EXERCISE AIM: Quote the listing below in its entirety, omitting every image.

DATASET SECTION:
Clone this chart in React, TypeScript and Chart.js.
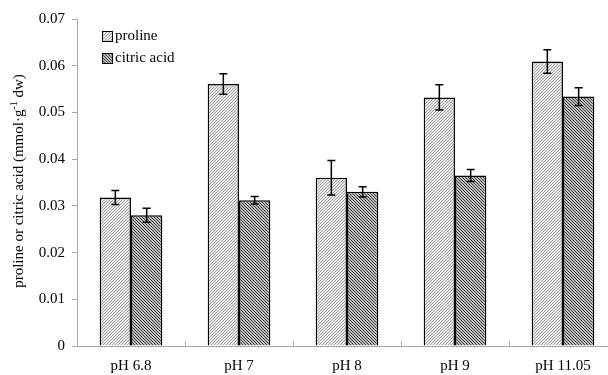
import React, { useEffect, useRef } from 'react';
import { Chart, registerables } from 'chart.js';
Chart.register(...registerables);

const categories = ['pH 6.8', 'pH 7', 'pH 8', 'pH 9', 'pH 11.05'];
const seriesNames = ['proline', 'citric acid'];
const proline = [0.0318, 0.0561, 0.036, 0.0532, 0.0609];
const prolineErr = [0.0015, 0.0022, 0.0037, 0.0027, 0.0025];
const citric = [0.028, 0.0312, 0.033, 0.0365, 0.0534];
const citricErr = [0.0015, 0.0008, 0.0011, 0.0013, 0.0019];
const yMin = 0;
const yMax = 0.07;
const yStep = 0.01;

const FONT = '"Liberation Serif", "Times New Roman", serif';

function makePattern(dir: 'up' | 'down', base: string, stripe: string): CanvasPattern | string {
  const c = document.createElement('canvas');
  c.width = 6;
  c.height = 6;
  const g = c.getContext('2d');
  if (!g) return base;
  for (let x = 0; x < 6; x++) {
    for (let y = 0; y < 6; y++) {
      const k = dir === 'up' ? (x + y) % 3 : (((x - y) % 3) + 3) % 3;
      g.fillStyle = k === 0 ? stripe : base;
      g.fillRect(x, y, 1, 1);
    }
  }
  const p = g.createPattern(c, 'repeat');
  return p || base;
}

export default function App() {
  const ref = useRef<HTMLCanvasElement | null>(null);
  useEffect(() => {
    if (!ref.current) return;
    const pProline = makePattern('up', '#e6e6e6', '#a8a8a8');
    const pCitric = makePattern('down', '#b8b8b8', '#444444');
    const errs = [prolineErr, citricErr];

    const extras = {
      id: 'extras',
      afterDatasetsDraw(chart: any) {
        const ctx = chart.ctx;
        const ys = chart.scales.y;
        ctx.save();
        ctx.strokeStyle = '#000';
        ctx.lineWidth = 1.5;
        chart.data.datasets.forEach((ds: any, di: number) => {
          const meta = chart.getDatasetMeta(di);
          meta.data.forEach((bar: any, i: number) => {
            const v = ds.data[i];
            const e = errs[di][i];
            const x = bar.x;
            const yt = ys.getPixelForValue(v + e);
            const yb = ys.getPixelForValue(v - e);
            ctx.beginPath();
            ctx.moveTo(x, yt);
            ctx.lineTo(x, yb);
            ctx.moveTo(x - 4, yt);
            ctx.lineTo(x + 4, yt);
            ctx.moveTo(x - 4, yb);
            ctx.lineTo(x + 4, yb);
            ctx.stroke();
          });
        });
        ctx.restore();
      },
      afterDraw(chart: any) {
        const ctx = chart.ctx;
        const xs = chart.scales.x;
        const area = chart.chartArea;
        ctx.save();
        ctx.strokeStyle = '#b0b0b0';
        ctx.lineWidth = 1;
        const n = categories.length;
        for (let i = 1; i < n; i++) {
          const xb = (xs.getPixelForValue(i - 1) + xs.getPixelForValue(i)) / 2;
          ctx.beginPath();
          ctx.moveTo(Math.round(xb) + 0.5, area.bottom);
          ctx.lineTo(Math.round(xb) + 0.5, area.bottom - 5);
          ctx.stroke();
        }
        const pats = [pProline, pCitric];
        ctx.font = '15px ' + FONT;
        ctx.textBaseline = 'middle';
        ctx.fillStyle = '#000';
        seriesNames.forEach((name, i) => {
          const bx = 102;
          const by = 31 + i * 22;
          ctx.fillStyle = pats[i] as any;
          ctx.fillRect(bx, by, 10, 10);
          ctx.strokeStyle = '#000';
          ctx.lineWidth = 1;
          ctx.strokeRect(bx + 0.5, by + 0.5, 10, 10);
          ctx.fillStyle = '#000';
          ctx.textAlign = 'left';
          ctx.fillText(name, 115, by + 5.5);
        });
        const main1 = 'proline or citric acid (mmol·g';
        const sup = '-1';
        const main2 = ' dw)';
        ctx.translate(18, 181);
        ctx.rotate(-Math.PI / 2);
        ctx.font = '15px ' + FONT;
        const w1 = ctx.measureText(main1).width;
        const w3 = ctx.measureText(main2).width;
        ctx.font = '10px ' + FONT;
        const w2 = ctx.measureText(sup).width;
        const total = w1 + w2 + w3;
        let x0 = -total / 2;
        ctx.textAlign = 'left';
        ctx.textBaseline = 'alphabetic';
        ctx.font = '15px ' + FONT;
        ctx.fillText(main1, x0, 5);
        x0 += w1;
        ctx.font = '10px ' + FONT;
        ctx.fillText(sup, x0, -1);
        x0 += w2;
        ctx.font = '15px ' + FONT;
        ctx.fillText(main2, x0, 5);
        ctx.restore();
      },
    };

    const chart = new Chart(ref.current, {
      type: 'bar',
      data: {
        labels: categories,
        datasets: [
          {
            label: seriesNames[0],
            data: proline,
            backgroundColor: pProline as any,
            borderColor: '#000',
            borderWidth: 1.5,
            barPercentage: 1,
            categoryPercentage: 0.58,
          },
          {
            label: seriesNames[1],
            data: citric,
            backgroundColor: pCitric as any,
            borderColor: '#000',
            borderWidth: 1.5,
            barPercentage: 1,
            categoryPercentage: 0.58,
          },
        ],
      },
      options: {
        animation: false,
        responsive: false,
        maintainAspectRatio: false,
        layout: { padding: { left: 0, top: 19, right: 3, bottom: 0 } },
        plugins: { legend: { display: false }, tooltip: { enabled: false } },
        scales: {
          x: {
            grid: { display: false, drawTicks: false },
            border: { display: true, color: '#a8a8a8', width: 1 },
            ticks: { color: '#000', font: { family: FONT, size: 15 }, padding: 11, maxRotation: 0 },
            afterFit(scale: any) {
              scale.height = 29;
            },
          },
          y: {
            min: yMin,
            max: yMax,
            grid: { drawOnChartArea: false, drawTicks: true, tickLength: 5, color: '#a8a8a8' },
            border: { display: true, color: '#a8a8a8', width: 1 },
            ticks: {
              stepSize: yStep,
              color: '#000',
              padding: 7,
              font: { family: FONT, size: 15 },
              callback: (v: any) => (Number(v) === 0 ? '0' : Number(v).toFixed(2)),
            },
            afterFit(scale: any) {
              scale.width = 77;
            },
          },
        },
      },
      plugins: [extras],
    });
    return () => chart.destroy();
  }, []);
  return (
    <div style={{ position: 'fixed', left: 0, top: 0, width: 620, height: 375, background: '#fff', overflow: 'hidden' }}>
      <canvas ref={ref} width={620} height={375} style={{ display: 'block' }} />
    </div>
  );
}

ANSWER BELOW:
Clone this chart in React, TypeScript and Chart.js.
import React, { useEffect, useRef } from 'react';
import { Chart, registerables } from 'chart.js';
Chart.register(...registerables);

const categories = ['pH 6.8', 'pH 7', 'pH 8', 'pH 9', 'pH 11.05'];
const seriesNames = ['proline', 'citric acid'];
const proline = [0.0318, 0.0561, 0.036, 0.0532, 0.0609];
const prolineErr = [0.0015, 0.0022, 0.0037, 0.0027, 0.0025];
const citric = [0.028, 0.0312, 0.033, 0.0365, 0.0534];
const citricErr = [0.0015, 0.0008, 0.0011, 0.0013, 0.0019];
const yMin = 0;
const yMax = 0.07;
const yStep = 0.01;

const FONT = '"Liberation Serif", "Times New Roman", serif';

function makePattern(dir: 'up' | 'down', base: string, stripe: string): CanvasPattern | string {
  const c = document.createElement('canvas');
  c.width = 6;
  c.height = 6;
  const g = c.getContext('2d');
  if (!g) return base;
  for (let x = 0; x < 6; x++) {
    for (let y = 0; y < 6; y++) {
      const k = dir === 'up' ? (x + y) % 3 : (((x - y) % 3) + 3) % 3;
      g.fillStyle = k === 0 ? stripe : base;
      g.fillRect(x, y, 1, 1);
    }
  }
  const p = g.createPattern(c, 'repeat');
  return p || base;
}

export default function App() {
  const ref = useRef<HTMLCanvasElement | null>(null);
  useEffect(() => {
    if (!ref.current) return;
    const pProline = makePattern('up', '#e6e6e6', '#a8a8a8');
    const pCitric = makePattern('down', '#b8b8b8', '#444444');
    const errs = [prolineErr, citricErr];

    const extras = {
      id: 'extras',
      afterDatasetsDraw(chart: any) {
        const ctx = chart.ctx;
        const ys = chart.scales.y;
        ctx.save();
        ctx.strokeStyle = '#000';
        ctx.lineWidth = 1.5;
        chart.data.datasets.forEach((ds: any, di: number) => {
          const meta = chart.getDatasetMeta(di);
          meta.data.forEach((bar: any, i: number) => {
            const v = ds.data[i];
            const e = errs[di][i];
            const x = bar.x;
            const yt = ys.getPixelForValue(v + e);
            const yb = ys.getPixelForValue(v - e);
            ctx.beginPath();
            ctx.moveTo(x, yt);
            ctx.lineTo(x, yb);
            ctx.moveTo(x - 4, yt);
            ctx.lineTo(x + 4, yt);
            ctx.moveTo(x - 4, yb);
            ctx.lineTo(x + 4, yb);
            ctx.stroke();
          });
        });
        ctx.restore();
      },
      afterDraw(chart: any) {
        const ctx = chart.ctx;
        const xs = chart.scales.x;
        const area = chart.chartArea;
        ctx.save();
        ctx.strokeStyle = '#b0b0b0';
        ctx.lineWidth = 1;
        const n = categories.length;
        for (let i = 1; i < n; i++) {
          const xb = (xs.getPixelForValue(i - 1) + xs.getPixelForValue(i)) / 2;
          ctx.beginPath();
          ctx.moveTo(Math.round(xb) + 0.5, area.bottom);
          ctx.lineTo(Math.round(xb) + 0.5, area.bottom - 5);
          ctx.stroke();
        }
        const pats = [pProline, pCitric];
        ctx.font = '15px ' + FONT;
        ctx.textBaseline = 'middle';
        ctx.fillStyle = '#000';
        seriesNames.forEach((name, i) => {
          const bx = 102;
          const by = 31 + i * 22;
          ctx.fillStyle = pats[i] as any;
          ctx.fillRect(bx, by, 10, 10);
          ctx.strokeStyle = '#000';
          ctx.lineWidth = 1;
          ctx.strokeRect(bx + 0.5, by + 0.5, 10, 10);
          ctx.fillStyle = '#000';
          ctx.textAlign = 'left';
          ctx.fillText(name, 115, by + 5.5);
        });
        const main1 = 'proline or citric acid (mmol·g';
        const sup = '-1';
        const main2 = ' dw)';
        ctx.translate(18, 181);
        ctx.rotate(-Math.PI / 2);
        ctx.font = '15px ' + FONT;
        const w1 = ctx.measureText(main1).width;
        const w3 = ctx.measureText(main2).width;
        ctx.font = '10px ' + FONT;
        const w2 = ctx.measureText(sup).width;
        const total = w1 + w2 + w3;
        let x0 = -total / 2;
        ctx.textAlign = 'left';
        ctx.textBaseline = 'alphabetic';
        ctx.font = '15px ' + FONT;
        ctx.fillText(main1, x0, 5);
        x0 += w1;
        ctx.font = '10px ' + FONT;
        ctx.fillText(sup, x0, -1);
        x0 += w2;
        ctx.font = '15px ' + FONT;
        ctx.fillText(main2, x0, 5);
        ctx.restore();
      },
    };

    const chart = new Chart(ref.current, {
      type: 'bar',
      data: {
        labels: categories,
        datasets: [
          {
            label: seriesNames[0],
            data: proline,
            backgroundColor: pProline as any,
            borderColor: '#000',
            borderWidth: 1.5,
            barPercentage: 1,
            categoryPercentage: 0.58,
          },
          {
            label: seriesNames[1],
            data: citric,
            backgroundColor: pCitric as any,
            borderColor: '#000',
            borderWidth: 1.5,
            barPercentage: 1,
            categoryPercentage: 0.58,
          },
        ],
      },
      options: {
        animation: false,
        responsive: false,
        maintainAspectRatio: false,
        layout: { padding: { left: 0, top: 19, right: 3, bottom: 0 } },
        plugins: { legend: { display: false }, tooltip: { enabled: false } },
        scales: {
          x: {
            grid: { display: false, drawTicks: false },
            border: { display: true, color: '#a8a8a8', width: 1 },
            ticks: { color: '#000', font: { family: FONT, size: 15 }, padding: 11, maxRotation: 0 },
            afterFit(scale: any) {
              scale.height = 29;
            },
          },
          y: {
            min: yMin,
            max: yMax,
            grid: { drawOnChartArea: false, drawTicks: true, tickLength: 5, color: '#a8a8a8' },
            border: { display: true, color: '#a8a8a8', width: 1 },
            ticks: {
              stepSize: yStep,
              color: '#000',
              padding: 7,
              font: { family: FONT, size: 15 },
              callback: (v: any) => (Number(v) === 0 ? '0' : Number(v).toFixed(2)),
            },
            afterFit(scale: any) {
              scale.width = 77;
            },
          },
        },
      },
      plugins: [extras],
    });
    return () => chart.destroy();
  }, []);
  return (
    <div style={{ position: 'fixed', left: 0, top: 0, width: 620, height: 375, background: '#fff', overflow: 'hidden' }}>
      <canvas ref={ref} width={620} height={375} style={{ display: 'block' }} />
    </div>
  );
}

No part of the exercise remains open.